The number of Rhodes scholars (two Eliot students out of three appointed this year), senior class marshals, and captains of varsity sports has consistently indicated the variety of interests and accomplishments of seniors in the House.

Consequently in practically every club or organization, whether traditional or newly founded, Eliot House students have tended to play a leading part. The laissez-vivre policy of the House administration does not discourage a student from contributing to some phase of University life. But conversely, the House's facilities provide relaxation for juniors and seniors from the turmoils of extracurricular life.

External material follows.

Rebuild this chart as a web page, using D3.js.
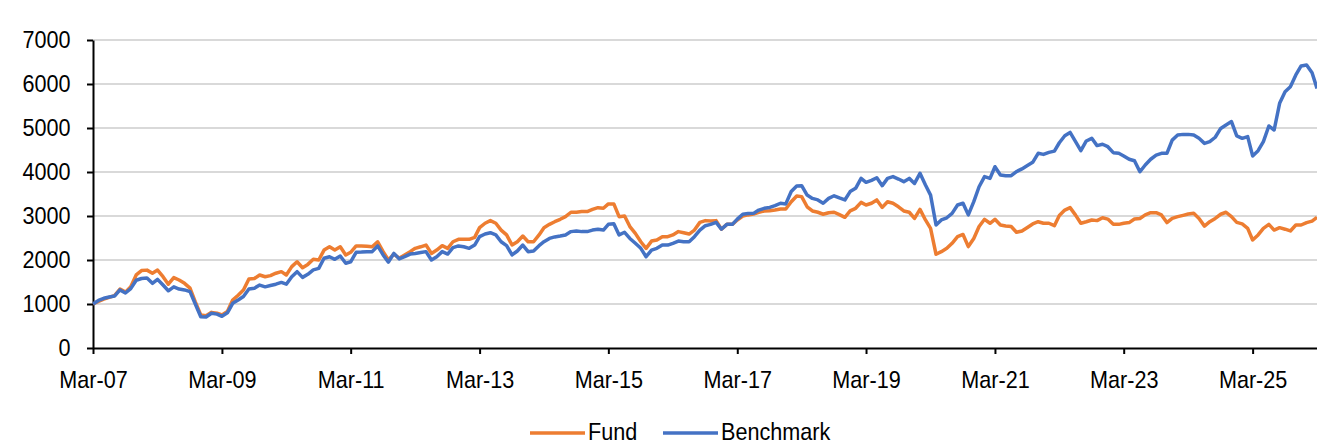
<!DOCTYPE html>
<html>
<head>
<meta charset="utf-8">
<script src="https://cdn.jsdelivr.net/npm/d3@7"></script>
<style>
  html, body { margin: 0; padding: 0; background: #fff; }
  svg { display: block; }
  .axis text { font-family: "Liberation Sans", Arial, sans-serif; font-size: 24px; fill: #000; }
  .legend text { font-family: "Liberation Sans", Arial, sans-serif; font-size: 24px; fill: #000; }
</style>
</head>
<body>
<div id="chart"></div>
<script>
// first month of the series, one value per month after that
var startMonth = "2007-03";

var fund = [
  1000, 1060, 1110, 1150, 1190, 1340, 1270, 1390, 1660, 1760,
  1770, 1700, 1770, 1620, 1450, 1600, 1545, 1470, 1360, 1050,
  750, 735, 810, 790, 750, 830, 1090, 1200, 1320, 1570,
  1580, 1660, 1620, 1645, 1700, 1735, 1660, 1850, 1960, 1825,
  1900, 2015, 2000, 2225, 2300, 2225, 2300, 2115, 2175, 2320,
  2320, 2310, 2300, 2415, 2190, 2000, 2135, 2040, 2115, 2190,
  2265, 2300, 2340, 2150, 2225, 2325, 2265, 2415, 2470, 2470,
  2470, 2515, 2735, 2835, 2895, 2835, 2680, 2570, 2340, 2415,
  2545, 2415, 2415, 2570, 2735, 2810, 2870, 2925, 2985, 3085,
  3085, 3100, 3100, 3150, 3190, 3175, 3275, 3275, 2985, 3000,
  2760, 2605, 2415, 2265, 2430, 2455, 2530, 2530, 2570, 2645,
  2620, 2590, 2680, 2855, 2895, 2885, 2895, 2700, 2810, 2810,
  2910, 3000, 3025, 3045, 3085, 3115, 3120, 3135, 3160, 3160,
  3325, 3455, 3440, 3210, 3115, 3085, 3040, 3075, 3085, 3030,
  2970, 3115, 3175, 3310, 3250, 3290, 3365, 3195, 3325, 3290,
  3210, 3115, 3085, 2945, 3150, 2910, 2720, 2130, 2190, 2265,
  2380, 2530, 2580, 2305, 2490, 2760, 2925, 2835, 2925, 2795,
  2775, 2760, 2630, 2660, 2740, 2820, 2870, 2835, 2835, 2780,
  3010, 3135, 3190, 3020, 2835, 2870, 2910, 2895, 2960, 2930,
  2810, 2810, 2835, 2850, 2930, 2945, 3025, 3075, 3075, 3025,
  2850, 2945, 2985, 3015, 3045, 3060, 2945, 2770, 2870, 2945,
  3040, 3085, 2985, 2855, 2820, 2720, 2455, 2570, 2720, 2810,
  2680, 2735, 2700, 2660, 2795, 2795, 2850, 2885, 2970
];

var benchmark = [
  1000, 1080, 1130, 1160, 1180, 1320, 1250, 1350, 1540, 1580,
  1590, 1470, 1560, 1430, 1300, 1390, 1340, 1320, 1280, 1000,
  710, 705, 790, 770, 720, 800, 1015, 1090, 1170, 1340,
  1360, 1430, 1390, 1420, 1450, 1490, 1450, 1620, 1735, 1605,
  1675, 1775, 1810, 2040, 2075, 2015, 2090, 1925, 1960, 2175,
  2180, 2190, 2190, 2320, 2115, 1950, 2150, 2025, 2075, 2135,
  2150, 2170, 2190, 2000, 2075, 2190, 2135, 2280, 2320, 2300,
  2265, 2340, 2530, 2590, 2620, 2570, 2415, 2325, 2115, 2205,
  2340, 2190, 2205, 2325, 2415, 2490, 2525, 2545, 2570, 2645,
  2660, 2645, 2645, 2680, 2700, 2680, 2810, 2825, 2570, 2630,
  2490, 2380, 2265, 2075, 2225, 2265, 2340, 2340, 2380, 2430,
  2415, 2415, 2530, 2680, 2780, 2810, 2855, 2700, 2810, 2810,
  2930, 3040, 3055, 3060, 3135, 3175, 3195, 3235, 3290, 3275,
  3555, 3680, 3690, 3475, 3400, 3365, 3290, 3400, 3460, 3410,
  3365, 3555, 3630, 3855, 3765, 3810, 3870, 3690, 3855, 3895,
  3840, 3780, 3855, 3740, 3970, 3705, 3475, 2795, 2910, 2960,
  3060, 3250, 3290, 3025, 3325, 3665, 3895, 3855, 4120, 3930,
  3915, 3915, 4010, 4070, 4145, 4220, 4425, 4400, 4445, 4475,
  4665, 4825, 4900, 4690, 4485, 4705, 4765, 4600, 4630, 4575,
  4440, 4425, 4365, 4290, 4255, 4005, 4160, 4290, 4385, 4425,
  4425, 4725, 4840, 4855, 4855, 4840, 4765, 4650, 4690, 4790,
  4990, 5070, 5145, 4820, 4765, 4805, 4365, 4485, 4690, 5045,
  4955, 5560, 5825, 5940, 6205, 6410, 6430, 6255, 5900
];

var seriesNames = ["Fund", "Benchmark"];
var seriesColors = ["#ED7D31", "#4472C4"];

var yTicks = [0, 1000, 2000, 3000, 4000, 5000, 6000, 7000];
var xTickLabels = ["Mar-07", "Mar-09", "Mar-11", "Mar-13", "Mar-15",
                   "Mar-17", "Mar-19", "Mar-21", "Mar-23", "Mar-25"];
var axisEnd = "2026-03";

var W = 1317, H = 444;
var plotLeft = 93, plotRight = 1317, plotTop = 40, plotBottom = 348;
var squeeze = 0.9; // the labels are a little narrower than plain Arial

var parseMonth = d3.timeParse("%Y-%m");
var parseTick = d3.timeParse("%b-%y");
var start = parseMonth(startMonth);
var dates = fund.map(function(d, i) { return d3.timeMonth.offset(start, i); });

var svg = d3.select("#chart").append("svg")
  .attr("width", W)
  .attr("height", H);

var x = d3.scaleTime()
  .domain([start, parseMonth(axisEnd)])
  .range([plotLeft, plotRight]);

var y = d3.scaleLinear()
  .domain([0, 7000])
  .range([plotBottom, plotTop]);

// gridlines
svg.append("g")
  .selectAll("line")
  .data(yTicks.filter(function(d) { return d > 0; }))
  .enter().append("line")
    .attr("x1", plotLeft)
    .attr("x2", plotRight)
    .attr("y1", function(d) { return y(d); })
    .attr("y2", function(d) { return y(d); })
    .attr("stroke", "#d9d9d9")
    .attr("stroke-width", 2);

// y axis
var yAxis = svg.append("g")
  .attr("class", "axis")
  .attr("transform", "translate(" + plotLeft + ",0)")
  .call(d3.axisLeft(y).tickValues(yTicks).tickSizeInner(6).tickSizeOuter(0)
    .tickPadding(19).tickFormat(d3.format("d")));
yAxis.select(".domain").attr("stroke", "#000").attr("stroke-width", 2);
yAxis.selectAll(".tick line").attr("stroke", "#000").attr("stroke-width", 2);
yAxis.selectAll(".tick text").attr("transform", "scale(" + squeeze + ",1)");

// x axis
var xAxis = svg.append("g")
  .attr("class", "axis")
  .attr("transform", "translate(0," + plotBottom + ")")
  .call(d3.axisBottom(x)
    .tickValues(xTickLabels.map(function(s) { return parseTick(s); }))
    .tickFormat(function(d, i) { return xTickLabels[i]; })
    .tickSizeInner(6)
    .tickSizeOuter(0)
    .tickPadding(17));
xAxis.select(".domain").attr("stroke", "#000").attr("stroke-width", 2);
xAxis.selectAll(".tick line").attr("stroke", "#000").attr("stroke-width", 2);
xAxis.selectAll(".tick text").attr("transform", "scale(" + squeeze + ",1)");

// series lines
var line = d3.line()
  .x(function(d, i) { return x(dates[i]); })
  .y(function(d) { return y(d); });

[fund, benchmark].forEach(function(values, k) {
  svg.append("path")
    .datum(values)
    .attr("fill", "none")
    .attr("stroke", seriesColors[k])
    .attr("stroke-width", 3.5)
    .attr("stroke-linejoin", "round")
    .attr("d", line);
});

// legend
var legendX = [530, 663];
var legend = svg.append("g").attr("class", "legend");
seriesNames.forEach(function(name, k) {
  legend.append("line")
    .attr("x1", legendX[k])
    .attr("x2", legendX[k] + 55)
    .attr("y1", 433)
    .attr("y2", 433)
    .attr("stroke", seriesColors[k])
    .attr("stroke-width", 3.5);
  legend.append("text")
    .attr("transform", "translate(" + (legendX[k] + 58) + ",440) scale(" + squeeze + ",1)")
    .text(name);
});
</script>
</body>
</html>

A distinguishing feature of Eliot House is its dining hall, where the undergraduate gets to meet most of the tutorial staff during the year. In line with the House's unwritten policy, students are not expected, but are given an opportunity, to get acquainted with the outstanding instructors in different fields. Though House athletics are not regarded as a social obligation, the Elephants are generally well represented and have had notable successes such as winning the intramural crew trophy last Spring.

The spark to this unenforced House spirit is provided by House master John H. Finley, Jr., who learns the names of all the incoming sophomores within a short time, attends many of the House athletic events, and serves as master of ceremonies at the annual House dinner held in March on the birthday of the late President Eliot.

Senior tutor John J. Conway, absent on a sabbatical this year and temporarily replaced by W. Bliss Carnochan, has a less vivacious, but just as successful, approach with House members.

The staff of associates and tutors, many of them authorities in their fields, whose leaning has in the past been towards history and the humanities, now includes a greater number of men in the sciences.

The sextagon-shaped building, built along with the most recent of the Harvard Houses, has many large and comfortable suites, particularly those facing away from the adjacent MTA carbarns. But it is not for its physical setup that freshmen should choose Eliot House; instead they ought to consider the opportunities the House offers as far as meeting teachers and fellow-students, and as far as encouragement for constructive efforts in any field are concerned.